● Records supplied:
···

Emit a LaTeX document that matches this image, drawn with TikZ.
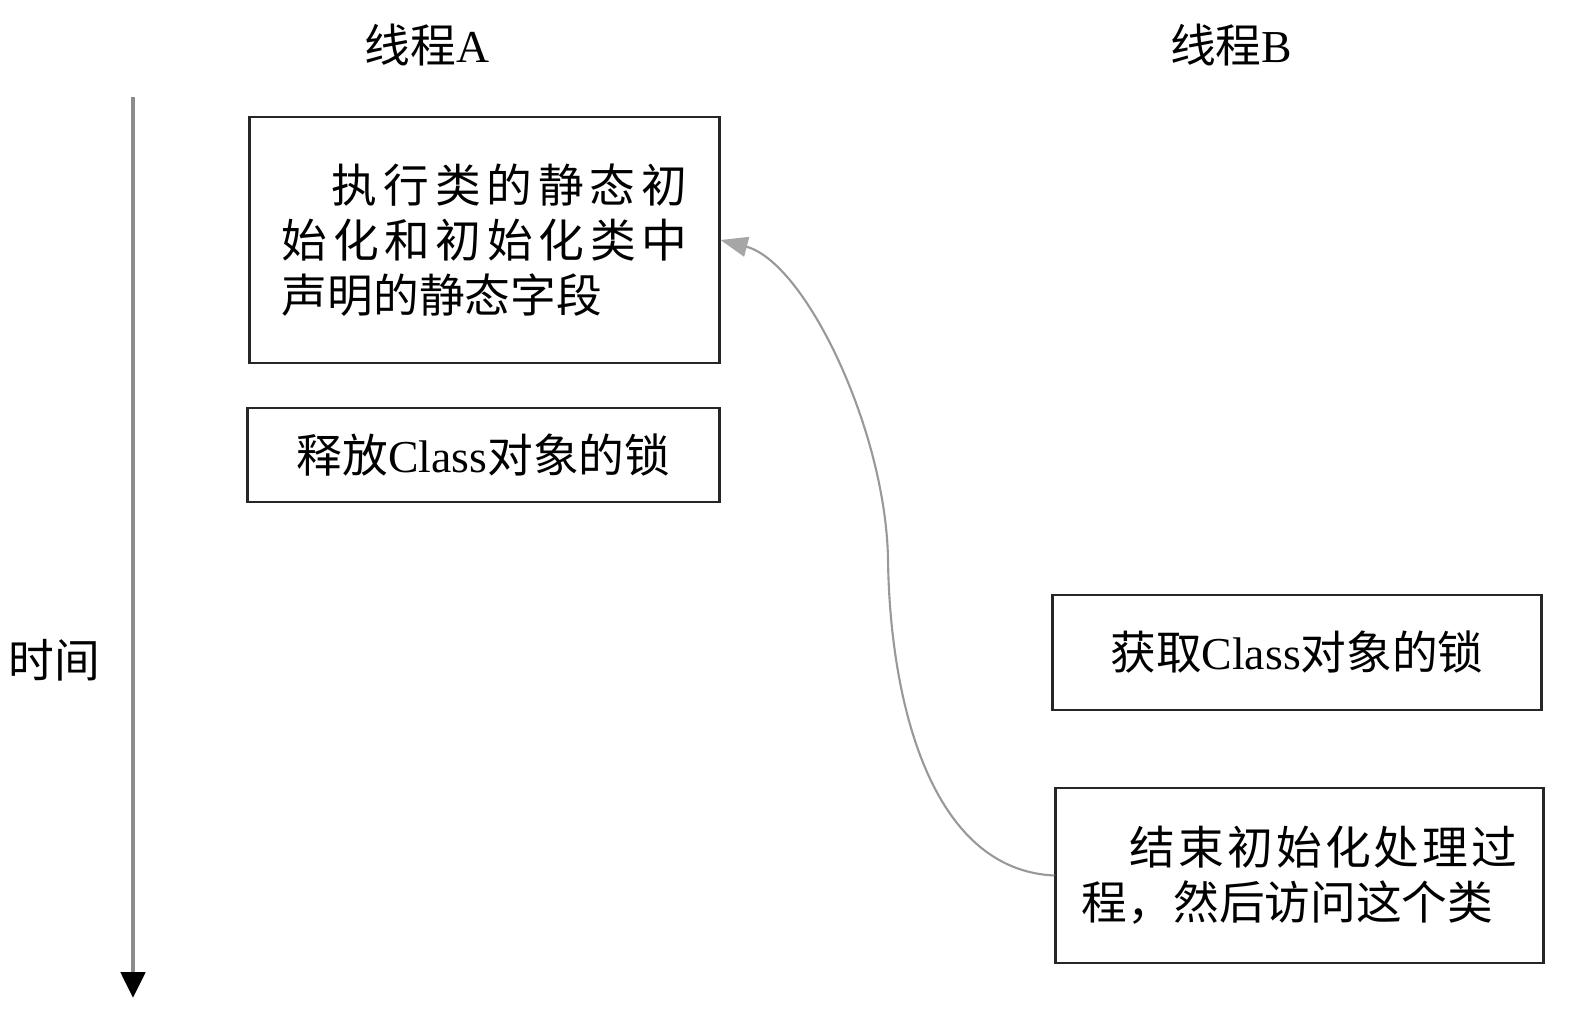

···

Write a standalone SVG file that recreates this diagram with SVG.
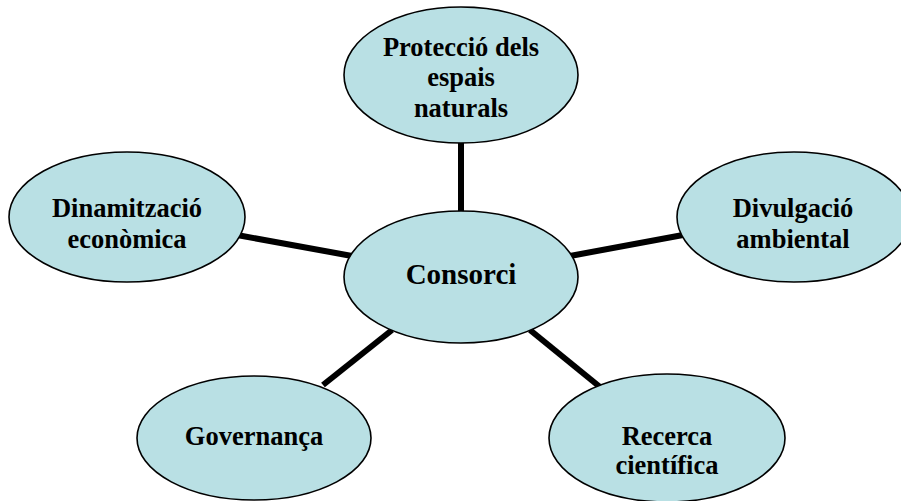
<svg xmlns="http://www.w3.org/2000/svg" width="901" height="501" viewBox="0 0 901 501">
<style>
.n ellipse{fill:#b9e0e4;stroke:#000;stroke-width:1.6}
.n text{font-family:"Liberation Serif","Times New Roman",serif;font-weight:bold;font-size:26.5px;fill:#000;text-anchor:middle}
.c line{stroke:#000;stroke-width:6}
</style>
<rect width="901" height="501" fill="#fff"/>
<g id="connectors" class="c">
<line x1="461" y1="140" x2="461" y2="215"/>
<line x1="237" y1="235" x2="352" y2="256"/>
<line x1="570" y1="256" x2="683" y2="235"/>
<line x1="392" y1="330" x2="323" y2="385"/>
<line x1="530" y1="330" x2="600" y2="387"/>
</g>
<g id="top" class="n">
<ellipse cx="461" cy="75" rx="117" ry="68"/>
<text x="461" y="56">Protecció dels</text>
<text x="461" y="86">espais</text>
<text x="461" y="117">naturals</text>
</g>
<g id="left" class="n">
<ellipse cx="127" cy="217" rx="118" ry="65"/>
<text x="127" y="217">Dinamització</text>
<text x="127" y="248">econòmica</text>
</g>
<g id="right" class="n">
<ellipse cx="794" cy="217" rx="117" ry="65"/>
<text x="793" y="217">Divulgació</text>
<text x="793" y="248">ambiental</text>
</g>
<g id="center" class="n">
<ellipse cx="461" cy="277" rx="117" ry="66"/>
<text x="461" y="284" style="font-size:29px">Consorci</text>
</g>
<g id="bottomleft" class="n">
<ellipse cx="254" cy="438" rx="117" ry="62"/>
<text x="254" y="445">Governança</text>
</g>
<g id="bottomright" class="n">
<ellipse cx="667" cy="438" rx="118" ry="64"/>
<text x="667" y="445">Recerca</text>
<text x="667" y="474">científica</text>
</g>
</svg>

···

● Short problem:
Every line that holds the string "with" should be returned.

● Expected answer:
Emit a LaTeX document that matches this image, drawn with TikZ.
Write a standalone SVG file that recreates this diagram with SVG.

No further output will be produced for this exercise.